Director Eli Roth showed an interesting level of originality in his first feature, 2003's Cabin Fever. That film was a skin-crawling genre exercise that twisted expectations by not focusing on a human killer but a timely viral killer. That film was not all that visually accomplished, partly because of its low budget, and neither is Hostel. The films share a low budget aesthetic, but Hostel, with a slightly higher budget and the imprimatur of Quentin Tarantino, makes it fair to wonder when Roth will finally show a talent for crafting visuals that don't rely on special effects splatter.

Of the many attempts at scary visuals, only a scene where a character has his kneecaps drilled and his Achilles heel sliced comes across as shocking. A later, gorier scene in which a woman's eyeball dangles precariously from its socket is truly underwhelming as both an effect and makeup. Poorly executed special effects aside, Roth lacks the necessary skill to negate his low budget with story tension.

Jay Hernandez, so impressive in the 2001 teen romance Crazy/Beautiful, fails to make a compelling lead in Hostel. His boorish American tourist bit is believable but not all that enjoyable or relatable. Co-star Derek Richardson's own wet blanket character is even less impressive, and thus no help to Hernandez. Only Icelandic actor Gudjonsson manages to be entertaining, but he is quickly dispatched. His charming comic presence is missed once he's gone.

Hostel has the hallmarks of the exploitation genre down cold. Buckets of blood are spilled, copious amounts of naked female flesh are displayed; all of the basic horror elements that had once held the genre in the movie ghetto of late night pay cable and direct to video land are featured in Hostel. Something about all that nudity in Hostel, combined with the lack of even one strong female character in Hostel, leads me to wonder whether Eli Roth has a problem with women. 

Hostel is not merely misogynist, the film demonstrates a direct loathing and objectification of women. The women of Hostel  exist to remove their clothing and die horribly. Whether this is a symptom of Roth's inability to write for women, a similar lack of compelling female characters plagued Cabin Fever, or he really does dislike women is up for debate.

Roth apparently enjoys the company of Quentin Tarantino and yet he seems to have never seen Kill Bill, which provided more than a few examples of how to write convincing, compelling female characters. Then again, writing is not Roth's strong suit anyway. On more than one occasion Roth comes within a few lines of something interesting and walks away to throw more blood and gore at the screen.

Hostel comes close to a clever parody of the current anti-American attitudes so pervasive in Europe where American travelers are encouraged to claim Canadian citizenship to avoid a hassle. Sadly Hostel comes to the precipice of joking about this timely subject but then travels the easier path to exploitation success, more naked flesh and piles of human remains.

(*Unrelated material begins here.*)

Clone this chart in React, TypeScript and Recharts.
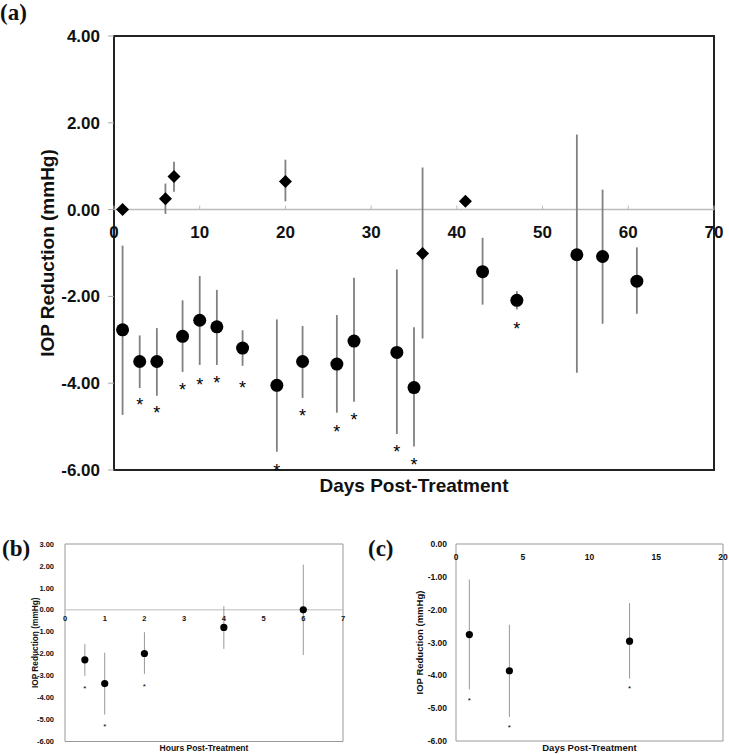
import React from 'react'
import { ScatterChart, Scatter, XAxis, YAxis, ErrorBar, ReferenceLine, ReferenceArea, Label } from 'recharts'

const FONT = '"Liberation Sans", Arial, Helvetica, sans-serif'

// (a) long-term, circles
const aCircleDays = [1, 3, 5, 8, 10, 12, 15, 19, 22, 26, 28, 33, 35, 43, 47, 54, 57, 61]
const aCircleMean = [-2.77, -3.5, -3.5, -2.92, -2.55, -2.7, -3.19, -4.05, -3.5, -3.56, -3.03, -3.29, -4.1, -1.43, -2.09, -1.04, -1.08, -1.65]
const aCircleHigh = [-0.83, -2.9, -2.73, -2.09, -1.53, -1.85, -2.78, -2.53, -2.68, -2.43, -1.57, -1.38, -2.71, -0.65, -1.88, 1.73, 0.46, -0.87]
const aCircleLow = [-4.73, -4.11, -4.29, -3.74, -3.58, -3.58, -3.6, -5.58, -4.34, -4.68, -4.43, -5.17, -5.46, -2.19, -2.3, -3.76, -2.63, -2.4]

// (a) diamonds
const aDiamondDays = [1, 6, 7, 20, 36, 41]
const aDiamondMean = [0, 0.25, 0.76, 0.65, -1.01, 0.19]
const aDiamondHigh = [0, 0.6, 1.1, 1.15, 0.97, 0.19]
const aDiamondLow = [0, -0.1, 0.41, 0.19, -2.97, 0.19]

// (a) significance stars
const aStarDays = [3, 5, 8, 10, 12, 15, 19, 22, 26, 28, 33, 35, 47]
const aStarY = [-4.39, -4.58, -4.05, -3.93, -3.89, -4.0, -5.91, -4.66, -5.02, -4.75, -5.49, -5.78, -2.65]

// (b) hours
const bHours = [0.5, 1, 2, 4, 6]
const bMean = [-2.28, -3.36, -1.99, -0.8, 0]
const bHigh = [-1.56, -1.95, -1.02, 0.17, 2.06]
const bLow = [-3.01, -4.77, -2.92, -1.78, -2.06]
const bStarHours = [0.5, 1, 2]
const bStarY = [-3.5, -5.23, -3.41]

// (c) days
const cDays = [1, 4, 13]
const cMean = [-2.76, -3.86, -2.96]
const cHigh = [-1.08, -2.46, -1.8]
const cLow = [-4.43, -5.27, -4.1]
const cStarY = [-4.69, -5.51, -4.33]

const aXTicks = [0, 10, 20, 30, 40, 50, 60, 70]
const aYTicks = [4, 2, 0, -2, -4, -6]
const bXTicks = [0, 1, 2, 3, 4, 5, 6, 7]
const bYTicks = [3, 2, 1, 0, -1, -2, -3, -4, -5, -6]
const cXTicks = [0, 5, 10, 15, 20]
const cYTicks = [0, -1, -2, -3, -4, -5, -6]

const withErr = (xs: number[], mean: number[], hi: number[], lo: number[]) =>
  xs.map((x, i) => ({ x, y: mean[i], err: [mean[i] - lo[i], hi[i] - mean[i]] }))
const pts = (xs: number[], ys: number[]) => xs.map((x, i) => ({ x, y: ys[i] }))

const aCircles = withErr(aCircleDays, aCircleMean, aCircleHigh, aCircleLow)
const aDiamonds = withErr(aDiamondDays, aDiamondMean, aDiamondHigh, aDiamondLow)
const aStars = pts(aStarDays, aStarY)
const bData = withErr(bHours, bMean, bHigh, bLow)
const bStars = pts(bStarHours, bStarY)
const cData = withErr(cDays, cMean, cHigh, cLow)
const cStars = pts(cDays, cStarY)

const fmt = (v: number) => v.toFixed(2)

function zeroTick(zeroY: number, textDy: number, fontSize: number, markLen: number) {
  return (props: any) => {
    const { x, payload } = props
    return (
      <g>
        {markLen > 0 && <line x1={x} x2={x} y1={zeroY - markLen} y2={zeroY} stroke="#bbb" />}
        <text x={x} y={zeroY + textDy} textAnchor="middle" fontSize={fontSize} fontWeight="bold" fontFamily={FONT} fill="#111">
          {payload.value}
        </text>
      </g>
    )
  }
}

function yTitle(text: string, dx: number, fontSize: number) {
  return (props: any) => {
    const vb = props.viewBox
    const x = vb.x + vb.width / 2 + dx
    const y = vb.y + vb.height / 2
    return (
      <text x={x} y={y} transform={`rotate(-90, ${x}, ${y})`} textAnchor="middle" dy="0.35em"
        fontSize={fontSize} fontWeight="bold" fontFamily={FONT} fill="#111">
        {text}
      </text>
    )
  }
}

const dot = (r: number) => (p: any) => <circle cx={p.cx} cy={p.cy} r={r} fill="#000" />
const diamond = (h: number) => (p: any) => (
  <path d={`M${p.cx},${p.cy - h}L${p.cx + h},${p.cy}L${p.cx},${p.cy + h}L${p.cx - h},${p.cy}Z`} fill="#000" />
)
const star = (size: number) => (p: any) => (
  <text x={p.cx} y={p.cy} dy={size * 0.58} textAnchor="middle" fontSize={size} fontFamily={FONT} fill="#000">*</text>
)

function PanelA() {
  const top = 36
  const h = 434
  const zeroY = top + h * 0.4
  return (
    <ScatterChart width={729} height={500} margin={{ top, right: 15, bottom: 0, left: 0 }}>
      <XAxis type="number" dataKey="x" domain={[0, 70]} ticks={aXTicks} interval={0} height={30}
        axisLine={false} tickLine={false} tick={zeroTick(zeroY, 28.5, 17, 4)}>
        <Label value="Days Post-Treatment" position="center" fontSize={19} fontWeight="bold" fontFamily={FONT} fill="#111" />
      </XAxis>
      <YAxis type="number" dataKey="y" domain={[-6, 4]} ticks={aYTicks} interval={0} width={114}
        tickFormatter={fmt} axisLine={false} tickLine={{ stroke: '#aaa' }} tickSize={6} tickMargin={8}
        tick={{ fontSize: 17, fontWeight: 'bold', fontFamily: FONT, fill: '#111' }}>
        <Label content={yTitle('IOP Reduction (mmHg)', -10, 19)} />
      </YAxis>
      <ReferenceLine y={0} stroke="#bbb" strokeWidth={1.5} />
      <ReferenceArea x1={0} x2={70} y1={-6} y2={4} fill="none" stroke="#222" strokeWidth={2} fillOpacity={0} />
      <Scatter data={aCircles} shape={dot(6.5)} isAnimationActive={false}>
        <ErrorBar dataKey="err" direction="y" width={0} stroke="#808080" strokeWidth={1.8} />
      </Scatter>
      <Scatter data={aDiamonds} shape={diamond(6.5)} isAnimationActive={false}>
        <ErrorBar dataKey="err" direction="y" width={0} stroke="#808080" strokeWidth={1.8} />
      </Scatter>
      <Scatter data={aStars} shape={star(18)} isAnimationActive={false} />
    </ScatterChart>
  )
}

function PanelB() {
  const top = 14
  const h = 197.5
  const zeroY = top + h * (3 / 9)
  return (
    <ScatterChart width={350} height={225} margin={{ top, right: 7, bottom: 0, left: 0 }}>
      <XAxis type="number" dataKey="x" domain={[0, 7]} ticks={bXTicks} interval={0} height={13.5}
        axisLine={false} tickLine={false} tick={zeroTick(zeroY, 11, 7.5, 0)}>
        <Label value="Hours Post-Treatment" position="center" fontSize={8.5} fontWeight="bold" fontFamily={FONT} fill="#111" />
      </XAxis>
      <YAxis type="number" dataKey="y" domain={[-6, 3]} ticks={bYTicks} interval={0} width={65}
        tickFormatter={fmt} axisLine={false} tickLine={false} tickSize={3} tickMargin={8}
        tick={{ fontSize: 7.5, fontWeight: 'bold', fontFamily: FONT, fill: '#111' }}>
        <Label content={yTitle('IOP Reduction (mmHg)', 2.5, 8.3)} />
      </YAxis>
      <ReferenceLine y={0} stroke="#bbb" strokeWidth={1} />
      <ReferenceArea x1={0} x2={7} y1={-6} y2={3} fill="none" stroke="#999" strokeWidth={1} fillOpacity={0} />
      <Scatter data={bData} shape={dot(3.6)} isAnimationActive={false}>
        <ErrorBar dataKey="err" direction="y" width={0} stroke="#999" strokeWidth={1} />
      </Scatter>
      <Scatter data={bStars} shape={star(8)} isAnimationActive={false} />
    </ScatterChart>
  )
}

function PanelC() {
  const top = 14
  const h = 197
  const zeroY = top
  return (
    <ScatterChart width={369} height={225} margin={{ top, right: 6, bottom: 0, left: 0 }}>
      <XAxis type="number" dataKey="x" domain={[0, 20]} ticks={cXTicks} interval={0} height={225 - top - h}
        axisLine={false} tickLine={false} tick={zeroTick(zeroY, 16, 8.5, 0)}>
        <Label value="Days Post-Treatment" position="center" fontSize={9.5} fontWeight="bold" fontFamily={FONT} fill="#111" />
      </XAxis>
      <YAxis type="number" dataKey="y" domain={[-6, 0]} ticks={cYTicks} interval={0} width={96}
        tickFormatter={fmt} axisLine={false} tickLine={false} tickSize={3} tickMargin={6}
        tick={{ fontSize: 8.5, fontWeight: 'bold', fontFamily: FONT, fill: '#111' }}>
        <Label content={yTitle('IOP Reduction (mmHg)', 12, 9.5)} />
      </YAxis>
      <ReferenceArea x1={0} x2={20} y1={-6} y2={0} fill="none" stroke="#999" strokeWidth={1} fillOpacity={0} />
      <Scatter data={cData} shape={dot(3.6)} isAnimationActive={false}>
        <ErrorBar dataKey="err" direction="y" width={0} stroke="#999" strokeWidth={1} />
      </Scatter>
      <Scatter data={cStars} shape={star(8)} isAnimationActive={false} />
    </ScatterChart>
  )
}

const panelLabel = { position: 'absolute' as const, font: 'bold 23px "Liberation Serif", "Times New Roman", serif', lineHeight: '23px', color: '#111' }

export default function App() {
  return (
    <div style={{ position: 'absolute', left: 0, top: 0, width: 729, height: 755, background: '#fff', overflow: 'hidden' }}>
      <div style={{ position: 'absolute', left: 0, top: 0 }}>
        <PanelA />
      </div>
      <div style={{ position: 'absolute', left: 0, top: 530 }}>
        <PanelB />
      </div>
      <div style={{ position: 'absolute', left: 360, top: 530 }}>
        <PanelC />
      </div>
      <div style={{ ...panelLabel, left: 0, top: 1 }}>(a)</div>
      <div style={{ ...panelLabel, left: 2, top: 537 }}>(b)</div>
      <div style={{ ...panelLabel, left: 368, top: 537 }}>(c)</div>
    </div>
  )
}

There is also, I believe, an unintentional undercurrent of puritanical feelings bubbling beneath the surface of Hostel. The way in which sin and vice lead almost directly to death in Hostel is rather Old Testament. Hostel shares this sex-death link with classic horror movies like A Nightmare On Elm Street and Friday The 13th, but oddly no horror film director has had the nerve to explore this vengeful god scenario in an intellectually satisfying way.

Eli Roth may have earned the appreciation of a true genius in Quentin Tarantino, but there is no evidence in Hostel that Roth actually learned anything from his new mentor. Where Tarantino crafts artful visuals from the lowest of genres, Roth can barely craft a solid scare. That is not to say that Roth won't develop into a good director someday, but for now his work is merely terribly overrated.

For lovers of the exploitation genre, (what writer David Poland has cleverly dubbed the "horror porn" genre, including recent films like Devil's Rejects, High Tension and Wolf Creek) Hostel will be a huge hit. But for fans of well made movies, Hostel is yet another waste of screen space.